British Columbia is introducing changes to the review process for immediate roadside prohibitions (IRPs). Among the changes, police must let drivers know their right to challenge a first “Fair” or “Warn” result by doing a second test.

The IRP, also known as the Automatic Roadside Prohibition (ARP), was a controversial aspect of B.C.’s new laws.

In September 2010, B.C. introduced new impaired driving laws that, among other changes, saw drivers who provided a failing breath sample above 0.08 per cent blood-alcohol content (BAC) or refused to provide a breath sample at the roadside received an immediate, 90-day driving ban and a $500 fine. As well, they will have their vehicle impounded for 30 days as part of the automatic roadside prohibition (ARP).

In November 2011, a B.C. judge declared part of the newly-introduced impaired driving law unconstitutional. In a decision released on November 30, Justice Jon Sigurdson wrote: “The ARP [automatic roadside prohibition] legislation infringes section 8 of the Charter insofar as it concerns the prohibition, penalty and costs arising from the screening device registering a “fail” reading over 0.08,” he said. “This infringement is not a reasonable limit which is demonstrably justified in a free and democratic society.” The court granted government’s request that the declaration of unconstitutionality be suspended until June 30, 2012, to allow time to amend the law.

The government said the proposed Motor Vehicle Act amendments will “enhance fairness and strengthen public confidence in the process” for drivers whose roadside breath samples yield either “warn” or “fail” readings on an approved screening device (ASD).
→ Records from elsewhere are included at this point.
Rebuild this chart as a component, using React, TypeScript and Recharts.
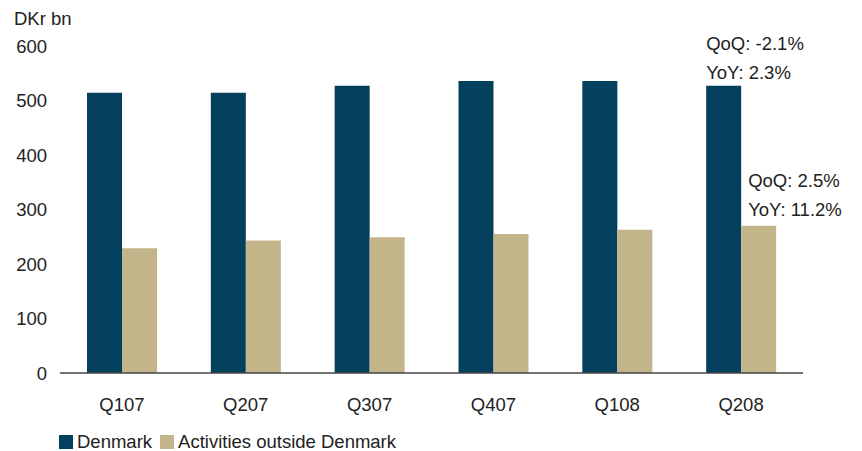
import { Bar, BarChart, LabelList, XAxis, YAxis } from 'recharts'

const quarters = ['Q107', 'Q207', 'Q307', 'Q407', 'Q108', 'Q208']
const denmark = [514, 514, 527, 536, 536, 527]
const outside = [229, 243, 249, 255, 263, 270]
const yTicks = [0, 100, 200, 300, 400, 500, 600]
const seriesNames = ['Denmark', 'Activities outside Denmark']
const denmarkNotes = ['QoQ: -2.1%', 'YoY: 2.3%']
const outsideNotes = ['QoQ: 2.5%', 'YoY: 11.2%']

const NAVY = '#03405E'
const SAND = '#C4B48A'
const INK = '#222'
const FONT = '"Liberation Sans", Arial, sans-serif'

const data = quarters.map((q, i) => ({ quarter: q, denmark: denmark[i], outside: outside[i] }))

// QoQ / YoY note stacked above the latest bar only
const noteLabel = (notes: string[], dx: number, lift: number) => (props: any) => {
  const { x, y, index } = props
  if (index !== data.length - 1) return null
  return (
    <g>
      {notes.map((t, i) => (
        <text
          key={t}
          x={Number(x) + dx}
          y={Number(y) - lift + i * 29}
          dy="0.35em"
          fill={INK}
          fontSize={18.5}
          fontFamily={FONT}
        >
          {t}
        </text>
      ))}
    </g>
  )
}

export default function App() {
  return (
    <div style={{ position: 'relative', width: 862, height: 451, margin: '-8px 0 0 -8px', background: '#fff', fontFamily: FONT }}>
      <div style={{ position: 'absolute', left: 14, top: 9, fontSize: 18.5, lineHeight: '20px', color: INK }}>DKr bn</div>
      <BarChart
        width={862}
        height={451}
        data={data}
        margin={{ top: 46, right: 59, bottom: 48, left: 0 }}
        barGap={0}
        barSize={35}
      >
        <XAxis
          dataKey="quarter"
          height={30}
          axisLine={{ stroke: '#444', strokeWidth: 1.5 }}
          tickLine={false}
          tickSize={0}
          tickMargin={25}
          tick={{ fill: INK, fontSize: 18.5, fontFamily: FONT }}
        />
        <YAxis
          width={60}
          domain={[0, 600]}
          ticks={yTicks}
          axisLine={false}
          tickLine={false}
          tickSize={0}
          tickMargin={13}
          tick={{ fill: INK, fontSize: 18.5, fontFamily: FONT }}
        />
        <Bar dataKey="denmark" name={seriesNames[0]} fill={NAVY} isAnimationActive={false}>
          <LabelList dataKey="denmark" content={noteLabel(denmarkNotes, 0, 42)} />
        </Bar>
        <Bar dataKey="outside" name={seriesNames[1]} fill={SAND} isAnimationActive={false}>
          <LabelList dataKey="outside" content={noteLabel(outsideNotes, 7, 45)} />
        </Bar>
      </BarChart>
      <div style={{ position: 'absolute', left: 59, top: 431, display: 'flex', alignItems: 'center', fontSize: 18.5, lineHeight: '22px', color: INK }}>
        {seriesNames.map((n, i) => (
          <span key={n} style={{ display: 'flex', alignItems: 'center', marginRight: 8 }}>
            <span style={{ width: 14, height: 14, background: i === 0 ? NAVY : SAND, marginRight: 4 }} />
            {n}
          </span>
        ))}
      </div>
    </div>
  )
}
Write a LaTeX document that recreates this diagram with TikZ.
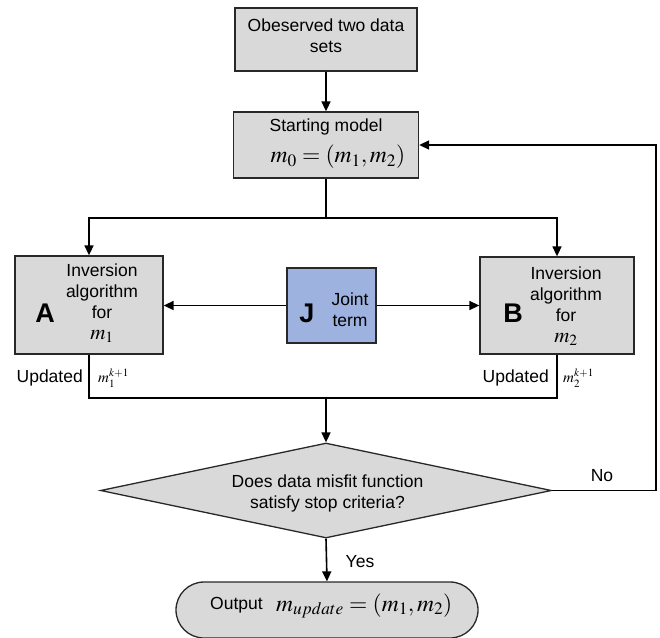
\documentclass[tikz,border=0pt]{standalone}
\usepackage{mathptmx}
\usepackage[no-math]{fontspec}
\setmainfont{Liberation Sans}
\usetikzlibrary{shapes.geometric,shapes.misc,arrows.meta}
\definecolor{boxgray}{RGB}{217,217,217}
\definecolor{jblue}{RGB}{158,178,224}
\definecolor{edge}{RGB}{40,40,40}
\newcommand{\largemvar}[1]{{\fontsize{21}{21}\selectfont$#1$}}
\begin{document}
\begin{tikzpicture}[x=1pt,y=-1pt,
  box/.style={draw=edge, line width=1.3pt, fill=boxgray, inner sep=0pt},
  txt/.style={font=\fontsize{17.5}{21}\selectfont, align=center, inner sep=0pt},
  bigletter/.style={font=\fontsize{27}{27}\selectfont\bfseries, inner sep=0pt},
  lbl/.style={font=\fontsize{17.5}{21}\selectfont, inner sep=0pt},
  mth/.style={font=\fontsize{23.5}{26}\selectfont, inner sep=0pt},
  small/.style={font=\fontsize{15}{17}\selectfont, inner sep=0pt},
  ln/.style={line width=1.6pt, draw=black},
  arr/.style={ln, -{Triangle[length=10pt,width=9pt]}},
]
\useasboundingbox (0,0) rectangle (660,637);

% boxes
\node[box, minimum width=182pt, minimum height=63pt] (top) at (326,39.5) {};
\node[txt] (toptxt) at (326,36) {Obeserved two data\\sets};

\node[box, minimum width=185pt, minimum height=66pt] (start) at (326,145) {};
\node[txt] (starttxt) at (326,127) {Starting model};
\node[mth] (startm) at (338,157) {$m_0=(m_1,m_2)$};

\node[box, minimum width=148pt, minimum height=98pt] (A) at (89,305) {};
\node[bigletter] (Al) at (45,313) {A};
\node[txt] (Atxt) at (102,303.5) {Inversion\\algorithm\\for\\\largemvar{m_1}};

\node[box, fill=jblue, minimum width=89pt, minimum height=75pt] (J) at (331.5,305.5) {};
\node[bigletter] (Jl) at (307,313) {J};
\node[txt] (Jtxt) at (350,310) {Joint\\term};

\node[box, minimum width=154pt, minimum height=97pt] (B) at (557,305.5) {};
\node[bigletter] (Bl) at (513,313) {B};
\node[txt] (Btxt) at (566,306) {Inversion\\algorithm\\for\\\largemvar{m_2}};

\node[box, diamond, minimum width=451pt, minimum height=95pt] (dia) at (326,490.5) {};
\node[txt] (diatxt) at (327.5,493) {Does data misfit function\\satisfy stop criteria?};

\node[box, rounded rectangle, minimum width=302pt, minimum height=56pt] (out) at (327,610) {};
\node[lbl, anchor=west] (outtxt) at (210,605) {Output};
\node[mth, anchor=west] (outm) at (276,606) {$m_{update}=(m_1,m_2)$};

% labels
\node[lbl, anchor=east] (updA) at (83,378) {Updated};
\node[small, anchor=west] (mA) at (98,378) {$m_1^{k+1}$};
\node[lbl, anchor=east] (updB) at (549,378) {Updated};
\node[small, anchor=west] (mB) at (563,378) {$m_2^{k+1}$};
\node[lbl] (no) at (602,476) {No};
\node[lbl] (yes) at (360,562) {Yes};

% connectors
\coordinate (sp) at (326,218);
\coordinate (mg) at (326,398);
\coordinate (fb) at (656,490.5);
\draw[arr] (top.south) -- (start.north);
\draw[ln] (start.south) -- (sp);
\draw[arr] (sp) -| (A.north);
\draw[arr] (sp) -| (B.north);
\draw[arr] (J.west) -- (J.west -| A.east);
\draw[arr] (J.east) -- (J.east -| B.west);
\draw[ln] (A.south) -- (A.south |- mg) -- (B.south |- mg) -- (B.south);
\draw[arr] (mg) -- (dia.north);
\draw[arr] (dia.south) -- (out.north);
\draw[arr] (dia.east) -- (fb) |- (start.east);
\end{tikzpicture}
\end{document}
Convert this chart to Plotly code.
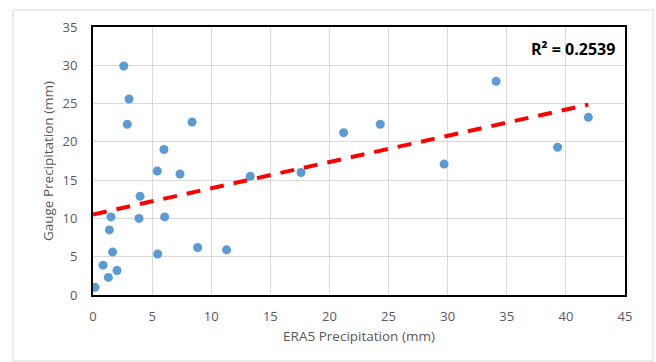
import numpy as np
import plotly.graph_objects as go

era5_mm = [0.17, 0.85, 1.3, 2.03, 1.66, 1.38, 1.52, 3.89, 3.98, 6.06, 5.47, 5.44, 7.36, 8.85,
           11.3, 13.3, 2.6, 3.05, 2.9, 8.38, 6.0, 21.2, 24.3, 29.7, 17.6, 34.1, 41.9, 39.3]
gauge_mm = [1.0, 3.9, 2.3, 3.2, 5.6, 8.5, 10.2, 10.0, 12.9, 10.2, 5.35, 16.2, 15.8, 6.2,
            5.9, 15.5, 29.9, 25.6, 22.3, 22.6, 19.0, 21.2, 22.3, 17.1, 16.0, 27.9, 23.2, 19.3]
r2_label = "R² = 0.2539"
x_ticks = [0, 5, 10, 15, 20, 25, 30, 35, 40, 45]
y_ticks = [0, 5, 10, 15, 20, 25, 30, 35]

x = np.array(era5_mm)
y = np.array(gauge_mm)
slope, intercept = np.polyfit(x, y, 1)
tx = np.array([0.0, x.max()])
ty = intercept + slope * tx

font = "'Open Sans', 'Noto Sans', sans-serif"
fig = go.Figure()
fig.add_trace(go.Scatter(x=tx, y=ty, mode="lines",
                         line=dict(color="#FF0000", width=4, dash="14px,10px"),
                         hoverinfo="skip", showlegend=False))
fig.add_trace(go.Scatter(x=era5_mm, y=gauge_mm, mode="markers",
                         marker=dict(color="#5B9BD5", size=9, line=dict(width=0)),
                         showlegend=False))

axis_common = dict(showgrid=True, gridcolor="#D9D9D9", gridwidth=1, zeroline=False,
                   showline=True, linecolor="black", linewidth=2, mirror=True,
                   ticks="", automargin=False,
                   tickfont=dict(family=font, size=13, color="#595959"),
                   title_font=dict(family=font, size=13.5, color="#595959"))
fig.update_xaxes(range=[0, 45], tickvals=x_ticks, title_text="ERA5 Precipitation (mm)",
                 ticklabelstandoff=8, title_standoff=8, **axis_common)
fig.update_yaxes(range=[0, 35], tickvals=y_ticks, title_text="Gauge Precipitation (mm)",
                 ticklabelstandoff=11, title_standoff=6, **axis_common)

fig.add_annotation(text="<b>" + r2_label + "</b>", xref="paper", yref="paper",
                   x=0.985, y=0.918, xanchor="right", yanchor="middle", showarrow=False,
                   font=dict(family=font, size=16, color="black"))

fig.add_shape(type="rect", xref="paper", yref="paper",
              x0=(13 - 93) / 532, x1=(653 - 93) / 532,
              y0=(295 - 361) / 268, y1=(295 - 10) / 268,
              line=dict(color="#D9D9D9", width=1), layer="below")

fig.update_layout(width=656, height=362, margin=dict(l=93, r=31, t=27, b=67),
                  plot_bgcolor="white", paper_bgcolor="white")
fig.write_html("out.html", config={"displayModeBar": False},
               post_script="document.body.style.margin='0';")
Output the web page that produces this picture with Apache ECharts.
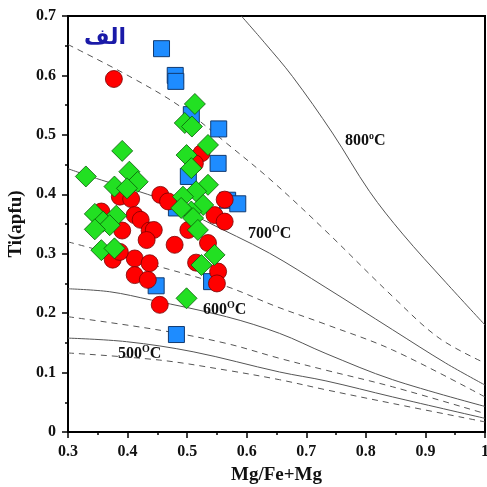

“The amendments are critical to sustain the public safety benefits and justice reform facilitated by providing police with tough, immediate roadside prohibitions, as an alternative to pursuing the full criminal process for those who provide a failing breath sample,” said a statement.

The proposed changes are designed to address the court’s concerns about providing failing drivers with a way to meaningfully challenge the roadside breath-test results, namely:

  • Making it mandatory for police to advise drivers of their right to challenge the first test result by completing a second test. Currently, officers are not legally required to inform drivers of this right.
  • Requiring police to advise drivers that the lower of the two readings will prevail. Under the existing law, when a driver opts to take a second test, its result prevails – higher or lower.

The government said other amendments are designed to improve administrative fairness and provide drivers with the opportunity for a more rigorous review through the Office of the Superintendent of Motor Vehicles:

  • Expanding the grounds for administrative review to include the reliability of the ASD results, whether police advised the driver of his or her right to a second test, whether police conducted that second test on a second ASD, and whether the IRP was issued on the basis of the lowest reading. These grounds relate to the expanded requirements of police officers at the roadside under the amendments.
  • Requiring sworn reports from police to the superintendent. This new requirement will support the reliability of evidence officers submit to support IRPs.
  • Requiring police to submit documentation about the calibration of the ASD device or devices used. This new requirement will support the reliability of the ASD readings under review.

The amendments will see IRPs resume as an alternative to the Criminal Code process for drivers found in excess of the legal limit of .08 per cent blood-alcohol content (BAC). Police will retain the right to pursue the Criminal Code process, which has been the default approach since the B.C. Supreme Court ruling.